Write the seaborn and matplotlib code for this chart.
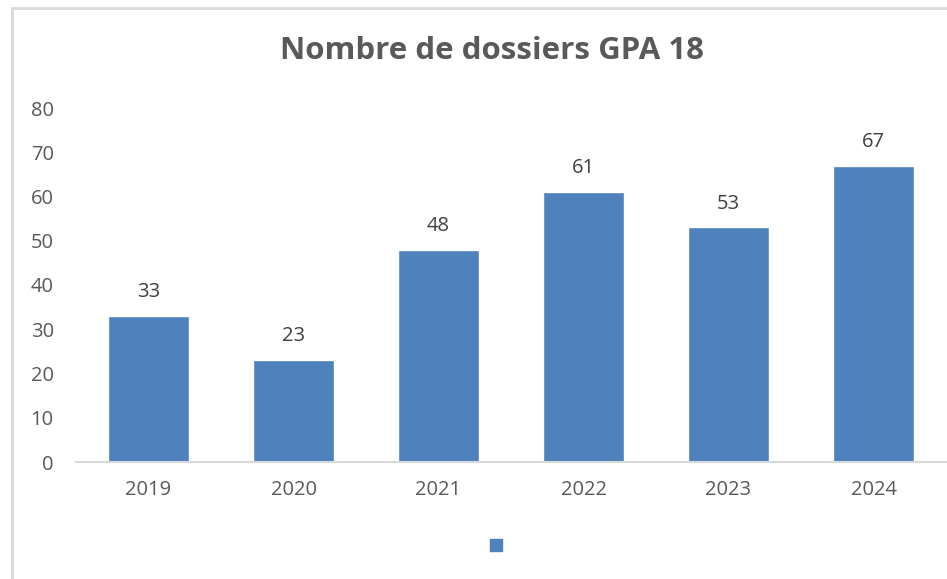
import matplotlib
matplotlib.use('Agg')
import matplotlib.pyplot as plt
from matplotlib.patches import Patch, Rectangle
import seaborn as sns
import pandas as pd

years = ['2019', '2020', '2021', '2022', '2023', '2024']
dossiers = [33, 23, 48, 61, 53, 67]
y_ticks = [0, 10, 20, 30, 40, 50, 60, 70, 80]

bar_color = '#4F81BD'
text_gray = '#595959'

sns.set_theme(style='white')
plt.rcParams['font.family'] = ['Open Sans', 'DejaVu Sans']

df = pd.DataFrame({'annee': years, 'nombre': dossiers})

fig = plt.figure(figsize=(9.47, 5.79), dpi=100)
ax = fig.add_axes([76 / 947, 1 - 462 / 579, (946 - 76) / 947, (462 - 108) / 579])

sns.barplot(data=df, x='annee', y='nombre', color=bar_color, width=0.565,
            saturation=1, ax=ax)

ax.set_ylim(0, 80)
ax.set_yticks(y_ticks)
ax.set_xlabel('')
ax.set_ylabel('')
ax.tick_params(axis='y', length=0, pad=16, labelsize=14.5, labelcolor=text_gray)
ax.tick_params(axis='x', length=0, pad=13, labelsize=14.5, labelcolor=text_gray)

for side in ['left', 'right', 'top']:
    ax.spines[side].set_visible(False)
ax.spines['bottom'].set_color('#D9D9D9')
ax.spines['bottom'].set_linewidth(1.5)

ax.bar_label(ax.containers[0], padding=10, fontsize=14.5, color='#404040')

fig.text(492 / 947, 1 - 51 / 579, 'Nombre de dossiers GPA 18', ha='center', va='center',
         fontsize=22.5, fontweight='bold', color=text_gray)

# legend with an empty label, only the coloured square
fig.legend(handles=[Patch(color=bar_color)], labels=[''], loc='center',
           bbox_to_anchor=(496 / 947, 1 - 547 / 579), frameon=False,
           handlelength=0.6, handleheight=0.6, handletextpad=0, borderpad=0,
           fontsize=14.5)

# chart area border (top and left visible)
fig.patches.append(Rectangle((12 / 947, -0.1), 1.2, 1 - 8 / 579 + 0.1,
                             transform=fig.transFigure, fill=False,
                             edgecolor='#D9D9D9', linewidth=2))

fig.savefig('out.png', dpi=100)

• • • • • • •

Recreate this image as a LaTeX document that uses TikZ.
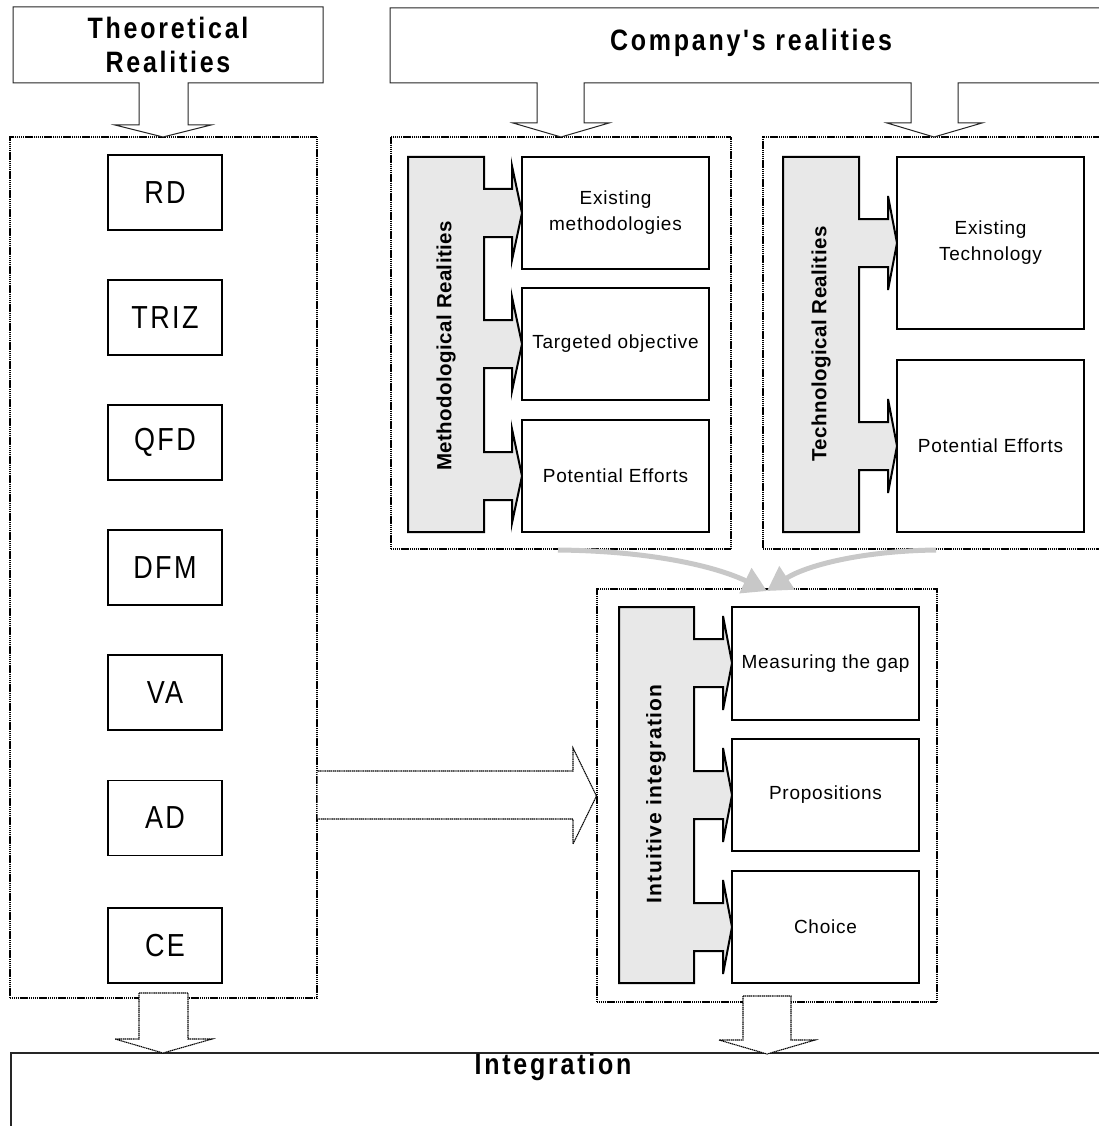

• • • • • • •

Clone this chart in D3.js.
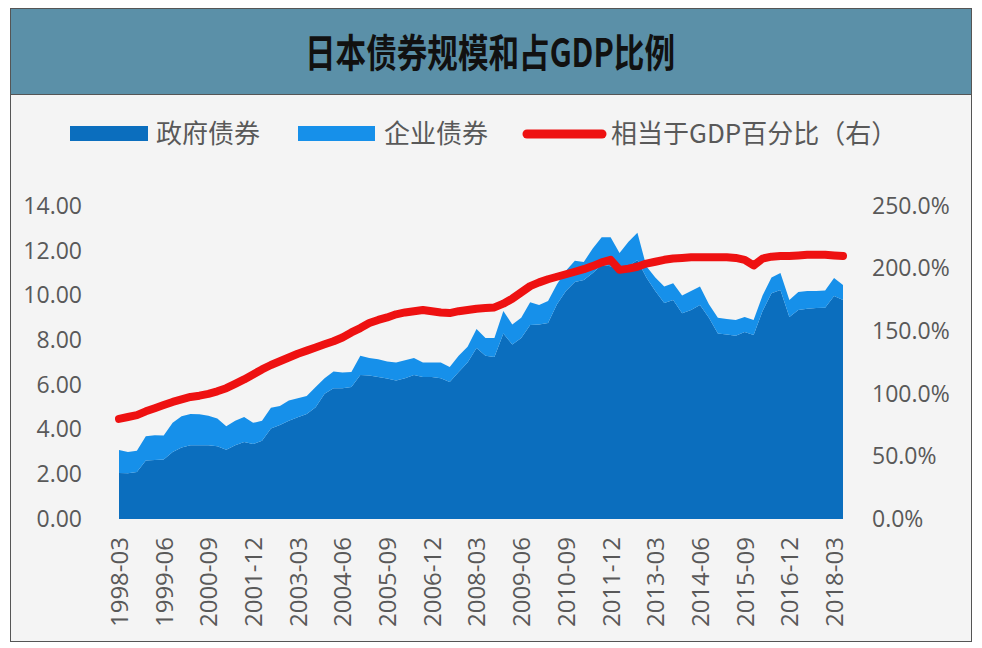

• • • • • • •

Return each line of the listing that holds the string "this".

◆ **Correct answer**:
Write the seaborn and matplotlib code for this chart.
Recreate this image as a LaTeX document that uses TikZ.
Clone this chart in D3.js.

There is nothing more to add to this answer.